A four-year study involving over 2,000 participants age 70 or older indicates people who use a computer at least once per week are over 40 percent less likely to develop thinking and memory problems than participants who do not use the computer regularly. While the study did not look at cause and effect, it does indicate computer users are less likely to develop these issues than those who knit or read weekly.Dr. Janina Krell-Roesch from Arizona's Mayo Clinic believes these results show the need to keep the mind active as the body ages. These mind-stimulating activities help the brain to build a reserve of cells to replace those lost naturally in the aging process. During the four years, almost 31 percent of participants who entered the study with normal brain function and did not use the computer weekly developed mild cognitive impairment. Within the computer using group, the numbers dropped to below 18 percent.

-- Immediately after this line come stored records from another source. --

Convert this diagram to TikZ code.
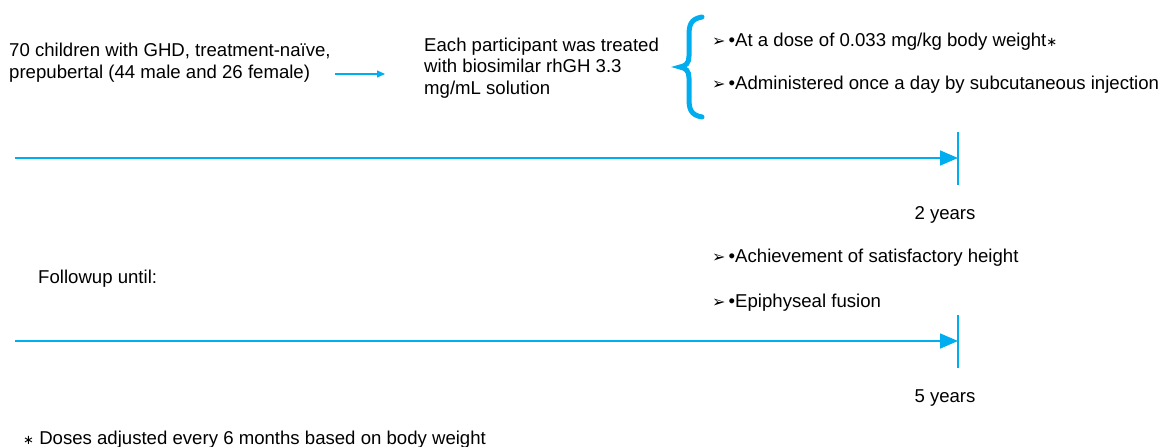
\documentclass[tikz,border=0pt]{standalone}
\usepackage{fontspec}
\setmainfont{Liberation Sans}
\newfontfamily\symfont{DejaVu Sans}
\usetikzlibrary{arrows.meta}
\definecolor{tlblue}{HTML}{00AEEF}
\newcommand{\itm}[1]{{\symfont\fontsize{16}{16}\selectfont ➢}\,•#1}
\newcommand{\astr}{{\symfont\fontsize{13}{13}\selectfont ∗}}

\begin{document}
\begin{tikzpicture}[x=1pt,y=-1pt,
    txt/.style={anchor=west,inner sep=0pt,align=left,font=\fontsize{18.6}{21.8}\selectfont},
    tl/.style={tlblue,line width=1.6pt}]
    \useasboundingbox (0,0) rectangle (1162,447);
    % who and what
    \node[txt] (pop) at (9,63) {70 children with GHD, treatment-naïve,\\prepubertal (44 male and 26 female)};
    \node[txt] (trt) at (424,68) {Each participant was treated\\with biosimilar rhGH 3.3\\mg/mL solution};
    \coordinate (a0) at (335,74);
    \coordinate (a1) at (385,74);
    \draw[tl,line width=1.2pt,-{Triangle[length=8pt,width=7pt]}] (a0) -- (a1);
    % brace
    \draw[tlblue,line width=5pt,line cap=round]
        (702,17) .. controls (690,19) and (689,26) .. (689,36) -- (689,56)
        .. controls (689,63) and (686,66) .. (680,67)
        .. controls (686,68) and (689,71) .. (689,78) -- (689,98)
        .. controls (689,108) and (690,115) .. (702,117);
    \node[txt] (d1) at (712,42) {\itm{At a dose of 0.033 mg/kg body weight}\astr};
    \node[txt] (d2) at (712,85) {\itm{Administered once a day by subcutaneous injection}};
    % timelines
    \foreach \y/\lbl [count=\k] in {158/2 years,341/5 years}
        {
        \coordinate (s\k) at (15,\y);
        \coordinate (e\k) at (958,\y);
        \draw[tl,-{Triangle[length=18pt,width=15pt]}] (s\k) -- (e\k);
        \draw[tl] (958,\y-26) -- (958,\y+27);
        \node[txt,anchor=center] (yr\k) at (945,\y+57) {\lbl};
        }
    \node[txt] (fu) at (38,279) {Followup until:};
    \node[txt] (h1) at (712,258) {\itm{Achievement of satisfactory height}};
    \node[txt] (h2) at (712,303) {\itm{Epiphyseal fusion}};
    \node[txt] (note) at (23,440) {\astr\ Doses adjusted every 6 months based on body weight};
\end{tikzpicture}
\end{document}
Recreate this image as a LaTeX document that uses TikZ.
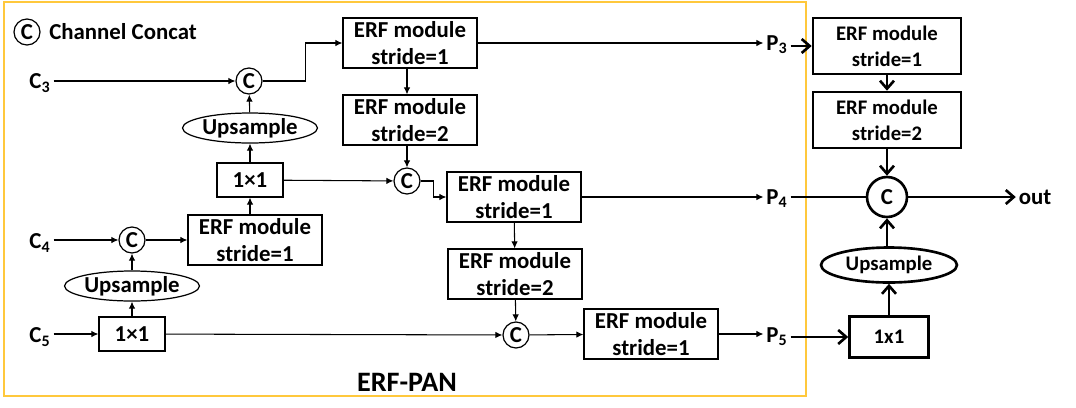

Mild cognitive impairment occurs when the brain function declines at a rate greater than norm for the person's age but does not yet qualify as dementia. It is often a precursor for dementia. With mild cognitive impairment, both the patient and those close to him may notice changes in memory function without the loss causing interfering with normal activities. Some patients with the condition eventually develop Alzheimer's disease, while others never get worse or eventually get better.
The research team cautions that the results could indicate other reasons for the improvement in the odds. As you reach retirement age and are no longer tied to a job, there is a temptation to take life easy. Computer users could also be more active with social interactions or more disciplined in other areas that cause the changes.